Sin entrar en detalle en el asunto que señala el juez en su anécdota (el caso concreto del asesino fugado), lo que me ha sorprendido ha sido su facilidad para reconocer abiertamente que, siendo quien es, pueda usar la mentira de manera tan brutal y ante otros jueces en un asunto como ese. Cuando tuve conocimiento de la intervención, la compartí y cité al ministro Bolaños, responsable de la cartera de Justicia, esperando una decisión institucional al respecto. Me encargué personalmente también de hacérselo llegar de manera directa. Obviamente, no he obtenido respuesta, aunque me consta que ha visto mi petición.
¿Es permisible que sepamos que un juez, que actualmente está instruyendo una causa de una manera más que cuestionable, tiene la osadía de mentir abiertamente y sin despeinarse lo reconozca de semejante manera? ¿Es posible que esto se sepa y nadie tome medidas, ni haya consecuencias?
Este señor está empecinado en querer imputar unos hechos muy graves a personas concretas sin tener ni una sola prueba para ello. Se lo están diciendo desde distintos organismos, incluso desde Suiza. Se lo está diciendo el Gobierno, la Fiscalía General. Se lo están diciendo jueces y magistrados. Que no se puede construir una causa judicial en mentiras. Y por lo visto, se ve que es una herramienta utilizada sin remilgos.
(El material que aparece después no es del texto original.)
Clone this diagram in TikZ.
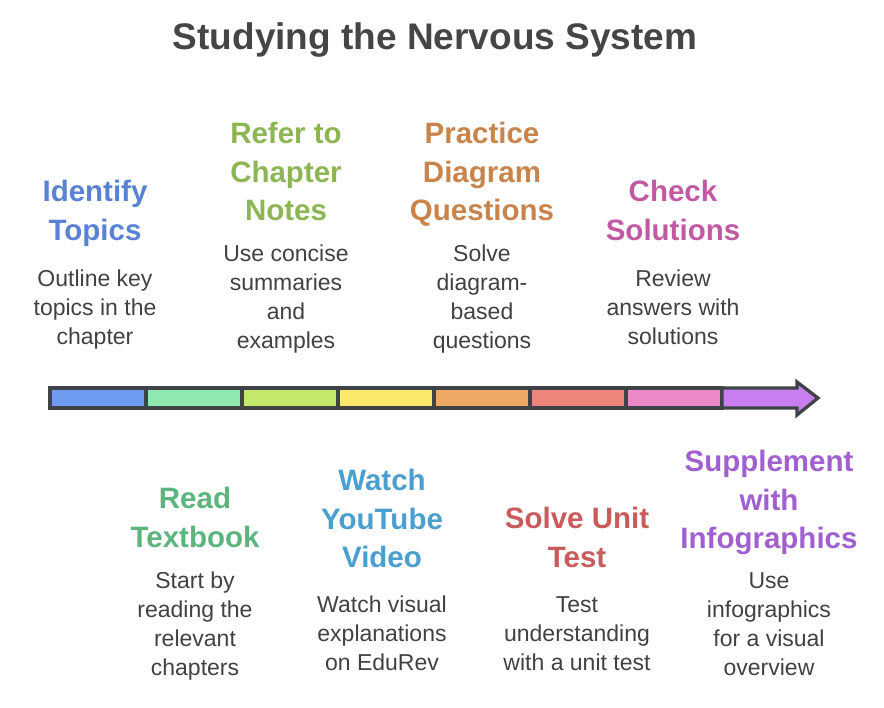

¿Dónde queda, entonces, la seguridad jurídica si quien debe ser imparcial y apostar por la búsqueda y prueba de la verdad es el primero en reconocer que miente porque su criterio es el que impera? No se trata ya de imperativos morales, como quisiera mi admirado Kant. Se trata de códigos, de leyes, de normas y de ordenamiento jurídico que ha quedado manchado por sus declaraciones. Y lo que es peor, cuando uno sabe que otro miente, si no hace nada, ¿se convierte en cómplice de la mentira?